The new laws prohibit using insurance to cover financial penalties incurred for workplace safety breaches, ensuring the fines act as an effective deterrent rather than allowing worker deaths to continue as just another operational cost.

These laws implement recommendations of the 2018 Boland Review which, as Tony Burke observed, was “a report commissioned but then largely ignored by the previous Liberal and National Government”.

Background of Coalition criminal neglect

When the Rudd Labor Government took over from the hapless Howard Administration at the end of 2007, the average workplace fatalities for the previous four years had been a disturbing 284. Workers killed on the job hit a high since records have been kept of 310 in 2007. That’s according to data published by Safe Work Australia.

Incoming Industrial Relations Minister Julia Gillard endeavoured to slash that appalling death rate. She reduced the numbers significantly before becoming Prime Minister in 2010 and handing the portfolio to Chris Evans and then Bill Shorten who reduced fatalities even further. 

workplace deaths 2004-23 Final.jpg

In Labor’s last year, 2013, total deaths had tumbled to 201, the lowest since Safe Work Australia first published the annual tally in 2003. 

Tragically for Australia’s workers, the Coalition returned to office in 2013 and the trajectory plateaued. The incoming conservative Government halted effective efforts to make workplaces safer, with Prime Minister Tony Abbott famously declaring that “a more productive economy is a less-regulated one” and “excessive regulation creates greater costs than benefits and discourages investment and the willingness to have a go”.

So the bosses had a go and by 2015, the number of workers killed jumped to 212.

In 2022, the year the Coalition lost office, 195 workers were killed, only two fewer than the 197 in Abbott’s first year in 2014.

At the end of August this year, 91 fatalities had been recorded.
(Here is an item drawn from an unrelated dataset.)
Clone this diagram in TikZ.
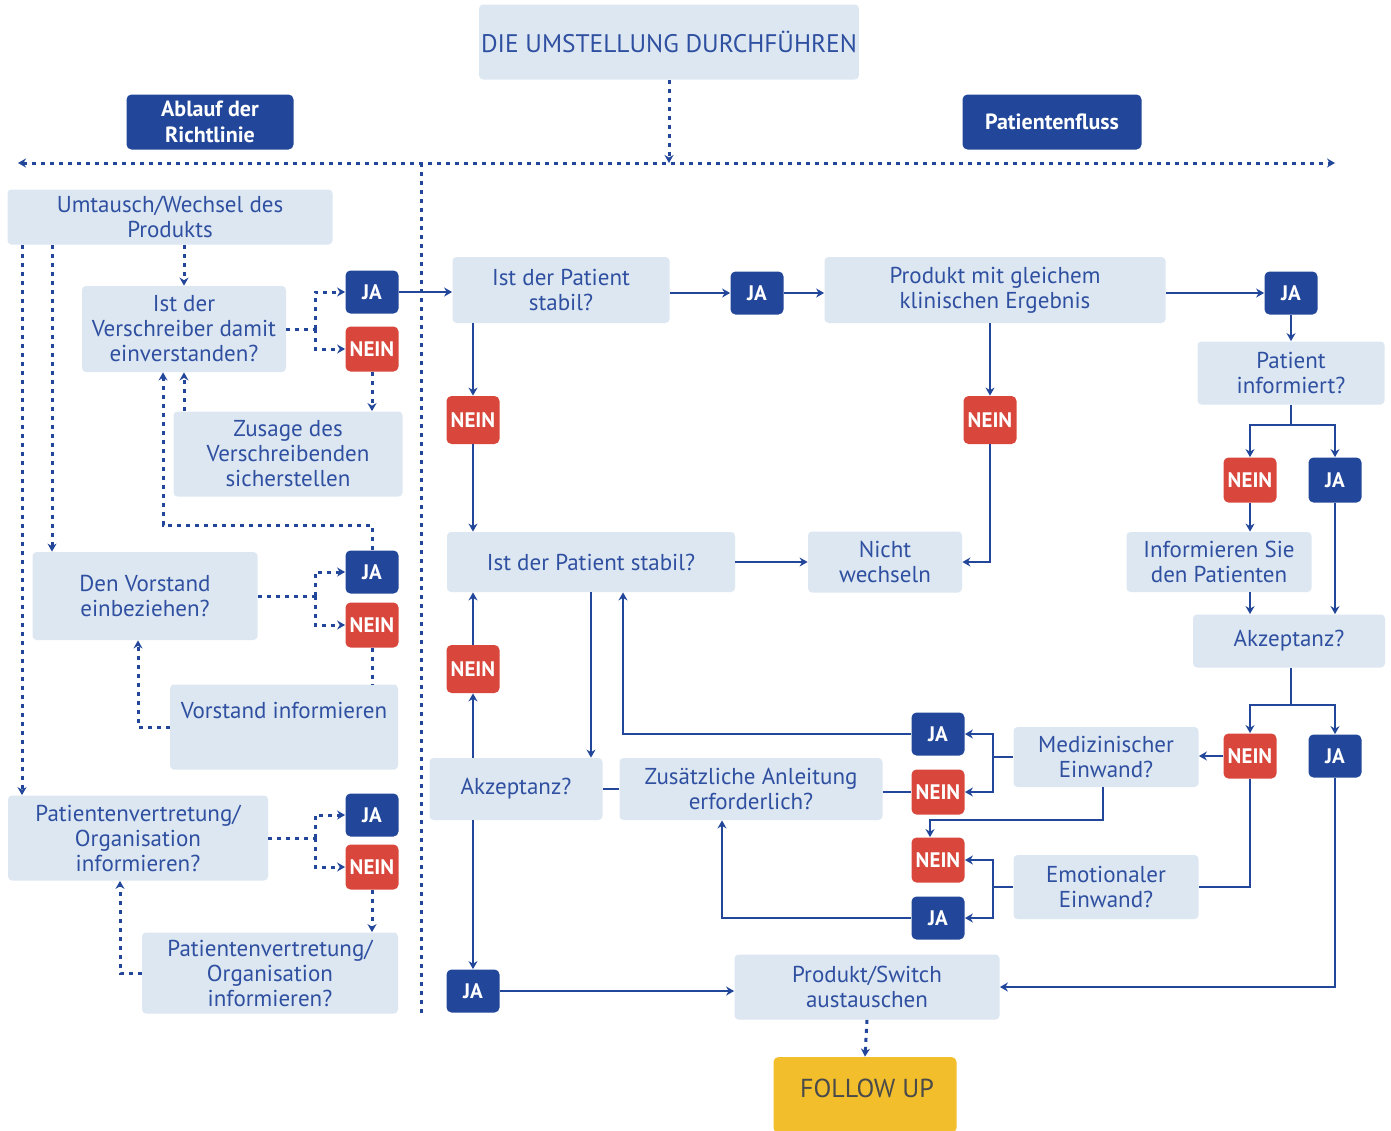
\documentclass[tikz,border=0pt]{standalone}
\usepackage{fontspec}
\setmainfont{PT Sans}
\usetikzlibrary{arrows.meta}
\definecolor{boxfill}{HTML}{DDE7F2}
\definecolor{dblue}{HTML}{22479A}
\definecolor{txtblue}{HTML}{2F50A0}
\definecolor{nred}{HTML}{D9473C}
\definecolor{fuyel}{HTML}{F2BE2C}
\definecolor{futxt}{HTML}{4A4A4A}
\tikzset{
  lbox/.style={fill=boxfill, rounded corners=2pt, text=txtblue, align=center,
    font=\fontsize{11.5}{12.5}\selectfont, inner sep=1pt},
  hdbox/.style={fill=dblue, rounded corners=2.5pt, text=white, align=center,
    font=\fontsize{11}{13}\selectfont\bfseries, inner sep=1pt},
  jabox/.style={fill=dblue, rounded corners=2.5pt, text=white,
    font=\fontsize{10.5}{12}\selectfont\bfseries, minimum width=26.5pt, minimum height=21.5pt, inner sep=0pt},
  neinbox/.style={fill=nred, rounded corners=2.5pt, text=white,
    font=\fontsize{10.5}{12}\selectfont\bfseries, minimum width=26.5pt, minimum height=22.5pt, inner sep=0pt},
  sl/.style={draw=dblue, line width=1.4pt},
  dl/.style={draw=dblue, line width=1.5pt, dash pattern=on 2pt off 2.5pt},
  arr/.style={-{Stealth[length=4pt,width=4.5pt]}},
}
\begin{document}
\begin{tikzpicture}[x=0.5pt,y=-0.5pt]
\useasboundingbox[fill=white] (0,0) rectangle (1391,1130);

% header
\node[lbox, minimum width=189pt, minimum height=37.5pt, font=\fontsize{12.7}{14}\selectfont] (title) at (669,42) {DIE UMSTELLUNG DURCHFÜHREN};
\node[hdbox, minimum width=83.5pt, minimum height=27.5pt] (abl) at (210,122) {Ablauf der\\Richtlinie};
\node[hdbox, minimum width=89.5pt, minimum height=27.5pt] (pfl) at (1052,122) {Patientenfluss};
\coordinate (hl) at (18,163);
\coordinate (hr) at (1335,163);
\coordinate (vt) at (421,163);
\coordinate (vb) at (421,1015);
\draw[dl,{Stealth[length=4pt,width=4.5pt]}-{Stealth[length=4pt,width=4.5pt]}] (hl) -- (hr);
\draw[dl,arr] (title.south) -- (title.south |- hl);
\draw[dl] (vt) -- (vb);

% left column
\node[lbox, minimum width=162.5pt, minimum height=27.5pt] (umt) at (170,217) {Umtausch/Wechsel des\\Produkts};
\node[lbox, minimum width=102pt, minimum height=43pt] (ver) at (184,329) {Ist der\\Verschreiber damit\\einverstanden?};
\node[jabox] (ja1) at (372,292) {JA};
\node[neinbox] (nein1) at (372,349) {NEIN};
\node[lbox, minimum width=114.5pt, minimum height=42.5pt] (zus) at (288,454) {Zusage des\\Verschreibenden\\sicherstellen};
\node[lbox, minimum width=112.5pt, minimum height=44pt] (vor) at (145,596) {Den Vorstand\\einbeziehen?};
\node[jabox] (ja2) at (372,572) {JA};
\node[neinbox] (nein2) at (372,625) {NEIN};
\node[lbox, minimum width=114pt, minimum height=42.5pt] (vinf) at (284,727) {};
\node[text=txtblue, font=\fontsize{11.5}{12.5}\selectfont] (vinft) at (284,710) {Vorstand informieren};
\node[lbox, minimum width=130pt, minimum height=42.5pt] (pv1) at (138,838) {Patientenvertretung/\\Organisation\\informieren?};
\node[jabox] (ja3) at (372,815) {JA};
\node[neinbox] (nein3) at (372,867) {NEIN};
\node[lbox, minimum width=128pt, minimum height=40.5pt] (pv2) at (270,973) {Patientenvertretung/\\Organisation\\informieren?};

\coordinate (b1) at (315,0);
\coordinate (l1) at (22,0);
\coordinate (l2) at (52,0);
\coordinate (l3) at (138,0);
\coordinate (l4) at (120,0);
\coordinate (c163) at (163,525);

\draw[dl,arr] (ver.north |- umt.south) -- (ver.north);
\draw[dl] (ver.east) -- (ver.east -| b1);
\draw[dl,arr] (ver.east -| b1) |- (ja1.west);
\draw[dl,arr] (ver.east -| b1) |- (nein1.west);
\draw[dl,arr] (nein1.south) -- (nein1.south |- zus.north);
\draw[dl,arr] (ver.south |- zus.north) -- (ver.south);
\draw[dl,arr] (ja2.north) |- (c163) -- (c163 |- ver.south);
\draw[dl,arr] (umt.south -| l1) -- (pv1.north -| l1);
\draw[dl,arr] (umt.south -| l2) -- (vor.north -| l2);
\draw[dl] (vor.east) -- (vor.east -| b1);
\draw[dl,arr] (vor.east -| b1) |- (ja2.west);
\draw[dl,arr] (vor.east -| b1) |- (nein2.west);
\draw[dl] (nein2.south) -- (nein2.south |- vinf.north);
\draw[dl,arr] (vinf.west) -| (vor.south -| l3);
\draw[dl] (pv1.east) -- (pv1.east -| b1);
\draw[dl,arr] (pv1.east -| b1) |- (ja3.west);
\draw[dl,arr] (pv1.east -| b1) |- (nein3.west);
\draw[dl,arr] (nein3.south) -- (nein3.south |- pv2.north);
\draw[dl,arr] (pv2.west) -| (pv1.south -| l4);

% right part
\node[lbox, minimum width=108.5pt, minimum height=33pt] (A) at (561,290) {Ist der Patient\\stabil?};
\node[jabox] (ja4) at (757,293) {JA};
\node[lbox, minimum width=170.5pt, minimum height=33pt] (P) at (995,290) {Produkt mit gleichem\\klinischen Ergebnis};
\node[jabox] (ja5) at (1291,293) {JA};
\node[neinbox, minimum height=24pt] (nein4) at (473,420) {NEIN};
\node[neinbox, minimum height=24pt] (nein5) at (990,420) {NEIN};
\node[lbox, minimum width=93.5pt, minimum height=31.5pt] (pinf) at (1291,373) {Patient\\informiert?};
\node[neinbox] (nein6) at (1250,480) {NEIN};
\node[jabox, minimum height=22.5pt] (ja6) at (1335,480) {JA};
\node[lbox, minimum width=92.5pt, minimum height=30pt] (infs) at (1219,562) {Informieren Sie\\den Patienten};
\node[lbox, minimum width=96pt, minimum height=26.5pt] (akzR) at (1289,641) {Akzeptanz?};
\node[lbox, minimum width=144pt, minimum height=30pt] (B) at (591,562) {Ist der Patient stabil?};
\node[lbox, minimum width=77pt, minimum height=30.5pt] (nw) at (885,562) {Nicht\\wechseln};
\node[neinbox, minimum height=24pt] (nein7) at (473,669) {NEIN};
\node[lbox, minimum width=86.5pt, minimum height=31pt] (akzL) at (516,789) {Akzeptanz?};
\node[lbox, minimum width=131.5pt, minimum height=31pt] (zan) at (751,789) {Zusätzliche Anleitung\\erforderlich?};
\node[jabox] (ja7) at (938,734) {JA};
\node[neinbox] (nein8) at (938,792) {NEIN};
\node[lbox, minimum width=92.5pt, minimum height=30pt] (med) at (1106,757) {Medizinischer\\Einwand?};
\node[neinbox] (nein9) at (1250,756) {NEIN};
\node[jabox] (ja8) at (1335,756) {JA};
\node[neinbox] (nein10) at (938,860) {NEIN};
\node[jabox] (ja9) at (938,918) {JA};
\node[lbox, minimum width=92.5pt, minimum height=32pt] (emo) at (1106,887) {Emotionaler\\Einwand?};
\node[jabox] (ja10) at (473,991) {JA};
\node[lbox, minimum width=132.5pt, minimum height=32.5pt] (pswi) at (867,987) {Produkt/Switch\\austauschen};
\node[fill=fuyel, rounded corners=2.5pt, minimum width=91.5pt, minimum height=38pt] (fu) at (865,1095) {};
\node[text=futxt, font=\fontsize{13}{15}\selectfont] (fut) at (867,1088) {FOLLOW UP};

\coordinate (s1) at (1291,425);
\coordinate (s2) at (1291,705);
\coordinate (b2) at (993,0);
\coordinate (m1) at (1103,820);
\coordinate (m2) at (930,820);
\coordinate (x623) at (623,0);
\coordinate (x591) at (591,0);
\coordinate (x722) at (722,0);

\draw[sl,arr] (ja1.east) -- (ja1.east -| A.west);
\draw[sl,arr] (A.east |- ja4) -- (ja4.west);
\draw[sl,arr] (ja4.east) -- (ja4.east -| P.west);
\draw[sl,arr] (P.east |- ja5) -- (ja5.west);
\draw[sl,arr] (ja5.south) -- (pinf.north);
\draw[sl,arr] (A.south -| nein4) -- (nein4.north);
\draw[sl,arr] (nein4.south) -- (nein4.south |- B.north);
\draw[sl,arr] (P.south -| nein5) -- (nein5.north);
\draw[sl,arr] (nein5.south) |- (nw.east);
\draw[sl,arr] (B.east |- nw) -- (nw.west);
\draw[sl] (pinf.south) -- (s1);
\draw[sl,arr] (s1) -| (nein6.north);
\draw[sl,arr] (s1) -| (ja6.north);
\draw[sl,arr] (nein6.south) -- (nein6.south |- infs.north);
\draw[sl,arr] (infs.south -| nein6) -- (akzR.north -| nein6);
\draw[sl,arr] (ja6.south) -- (ja6.south |- akzR.north);
\draw[sl] (akzR.south -| s2) -- (s2);
\draw[sl,arr] (s2) -| (nein9.north);
\draw[sl,arr] (s2) -| (ja8.north);
\draw[sl,arr] (nein9.west) -- (nein9.west -| med.east);
\draw[sl] (nein9.south) |- (emo.east);
\draw[sl,arr] (ja8.south) |- (pswi.east);
\draw[sl] (med.west) -- (med.west -| b2);
\draw[sl,arr] (med.west -| b2) |- (ja7.east);
\draw[sl,arr] (med.west -| b2) |- (nein8.east);
\draw[sl,arr] (med.south -| m1) -- (m1) -- (m2) -- (m2 |- nein10.north);
\draw[sl] (emo.west) -- (emo.west -| b2);
\draw[sl,arr] (emo.west -| b2) |- (nein10.east);
\draw[sl,arr] (emo.west -| b2) |- (ja9.east);
\draw[sl,arr] (ja7.west) -| (B.south -| x623);
\draw[sl,arr] (B.south -| x591) -- (akzL.north -| x591);
\draw[sl] (zan.east |- nein8) -- (nein8.west);
\draw[sl] (zan.west) -- (akzL.east);
\draw[sl,arr] (ja9.west) -| (zan.south -| x722);
\draw[sl,arr] (akzL.north -| nein7) -- (nein7.south);
\draw[sl,arr] (nein7.north) -- (nein7.north |- B.south);
\draw[sl,arr] (akzL.south -| ja10) -- (ja10.north);
\draw[sl,arr] (ja10.east) -- (ja10.east -| pswi.west);
\draw[dl,arr] (pswi.south) -- (fu.north);
\end{tikzpicture}
\end{document}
At the two-thirds point of 2023, we can therefore project a likely full-year tally of around 136. If that is achieved, it will be a new all-time low since records began, which is a substantial improvement given the employed workforce is now more than fifty per cent higher than in 2003.

Construction critical

The industry with the worst performance under the Coalition was the construction sector, as IA has reported regularly since 2015.

This is no surprise given Tony Abbott’s enthusiastic backing for a gung-ho construction sector.

In 2013, Abbott said:

"I absolutely hope that in four or five years’ time people will say ‘Yes, that Tony Abbott, he did all sorts of things but, by God, he was an infrastructure Prime Minister. He was a builder’.”

In fact, Abbott built very little before he was sacked by his own team. But the construction industry took to heart his assurances that safety regulations were no longer a priority and relaxed their vigilance.

The number of construction workers killed soared immediately, from 13.5 per $100 billion of construction activity to 23 in Abbott’s first year. This leapt again in 2015 to 28.7 and to an appalling 37.7 deaths per $100 billion of output in 2016. This peaked in 2020 at 39.5, almost three times higher than Labor’s final level.